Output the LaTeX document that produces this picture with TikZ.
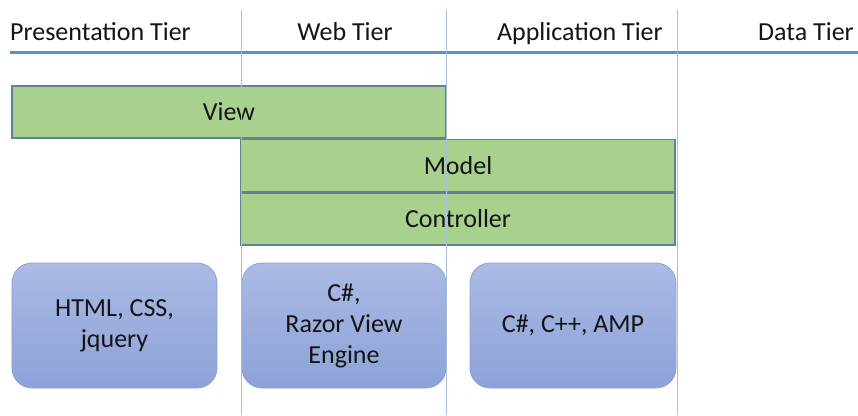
\documentclass[tikz,border=0pt]{standalone}
\usepackage{fontspec}
\setmainfont{Carlito}
\definecolor{gfill}{RGB}{169,209,142}
\definecolor{gborder}{RGB}{100,128,150}
\definecolor{btop}{RGB}{172,186,228}
\definecolor{bbot}{RGB}{140,162,216}
\definecolor{bborder}{RGB}{140,162,212}
\definecolor{hline}{RGB}{91,143,201}
\definecolor{vline}{RGB}{165,192,226}
\newcommand{\lowtext}[1]{\raisebox{-2.5bp}{#1}}
\begin{document}
\begin{tikzpicture}[x=1bp,y=-1bp,
  txt/.style={font=\fontsize{26bp}{31bp}\selectfont, text=black!92},
  tier/.style={txt, inner sep=0},
  greenbox/.style={txt, draw=gborder, fill=gfill, line width=1.2bp, minimum height=52bp, inner sep=0},
  techbox/.style={txt, rounded corners=20bp, draw=bborder, top color=btop, bottom color=bbot, line width=0.8bp, align=center, minimum height=125bp, inner sep=0},
  sepline/.style={draw=vline, line width=1bp},
  tierline/.style={draw=hline, line width=3bp}]
\useasboundingbox (0,0) rectangle (858,415);
% titles
\node[tier, anchor=base west] (pt) at (10,40) {Presentation Tier};
\node[tier, anchor=base] (wt) at (345,40) {Web Tier};
\node[tier, anchor=base east] (at) at (663,40) {Application Tier};
\node[tier, anchor=base east] (dt) at (854,40) {Data Tier};
\coordinate (hl1) at (10,52);
\coordinate (hl2) at (858,52);
\draw[tierline] (hl1) -- (hl2);
% green boxes
\node[greenbox, minimum width=434bp] (view) at (229,112) {\lowtext{View}};
\node[greenbox, minimum width=434bp] (model) at (458,165.5) {\lowtext{Model}};
\node[greenbox, minimum width=434bp] (ctrl) at (458,219) {\lowtext{Controller}};
% tech boxes
\node[techbox, minimum width=205bp] (pres) at (114.5,325.5) {HTML, CSS,\\jquery};
\node[techbox, minimum width=204bp] (web) at (344,325.5) {C\#,\\Razor View\\Engine};
\node[techbox, minimum width=206bp] (app) at (573,325.5) {C\#, C++, AMP};
% separators
\foreach \x/\n in {241/a,446/b,677/c}{
  \coordinate (s\n1) at (\x,10);
  \coordinate (s\n2) at (\x,415);
  \draw[sepline] (s\n1) -- (s\n2);
}
\end{tikzpicture}
\end{document}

**Task prompt:** Omit the pictures and output all of the other material exactly.

**Exercise answer:**
Output the LaTeX document that produces this picture with TikZ.
\documentclass[tikz,border=0pt]{standalone}
\usepackage{fontspec}
\setmainfont{Carlito}
\definecolor{gfill}{RGB}{169,209,142}
\definecolor{gborder}{RGB}{100,128,150}
\definecolor{btop}{RGB}{172,186,228}
\definecolor{bbot}{RGB}{140,162,216}
\definecolor{bborder}{RGB}{140,162,212}
\definecolor{hline}{RGB}{91,143,201}
\definecolor{vline}{RGB}{165,192,226}
\newcommand{\lowtext}[1]{\raisebox{-2.5bp}{#1}}
\begin{document}
\begin{tikzpicture}[x=1bp,y=-1bp,
  txt/.style={font=\fontsize{26bp}{31bp}\selectfont, text=black!92},
  tier/.style={txt, inner sep=0},
  greenbox/.style={txt, draw=gborder, fill=gfill, line width=1.2bp, minimum height=52bp, inner sep=0},
  techbox/.style={txt, rounded corners=20bp, draw=bborder, top color=btop, bottom color=bbot, line width=0.8bp, align=center, minimum height=125bp, inner sep=0},
  sepline/.style={draw=vline, line width=1bp},
  tierline/.style={draw=hline, line width=3bp}]
\useasboundingbox (0,0) rectangle (858,415);
% titles
\node[tier, anchor=base west] (pt) at (10,40) {Presentation Tier};
\node[tier, anchor=base] (wt) at (345,40) {Web Tier};
\node[tier, anchor=base east] (at) at (663,40) {Application Tier};
\node[tier, anchor=base east] (dt) at (854,40) {Data Tier};
\coordinate (hl1) at (10,52);
\coordinate (hl2) at (858,52);
\draw[tierline] (hl1) -- (hl2);
% green boxes
\node[greenbox, minimum width=434bp] (view) at (229,112) {\lowtext{View}};
\node[greenbox, minimum width=434bp] (model) at (458,165.5) {\lowtext{Model}};
\node[greenbox, minimum width=434bp] (ctrl) at (458,219) {\lowtext{Controller}};
% tech boxes
\node[techbox, minimum width=205bp] (pres) at (114.5,325.5) {HTML, CSS,\\jquery};
\node[techbox, minimum width=204bp] (web) at (344,325.5) {C\#,\\Razor View\\Engine};
\node[techbox, minimum width=206bp] (app) at (573,325.5) {C\#, C++, AMP};
% separators
\foreach \x/\n in {241/a,446/b,677/c}{
  \coordinate (s\n1) at (\x,10);
  \coordinate (s\n2) at (\x,415);
  \draw[sepline] (s\n1) -- (s\n2);
}
\end{tikzpicture}
\end{document}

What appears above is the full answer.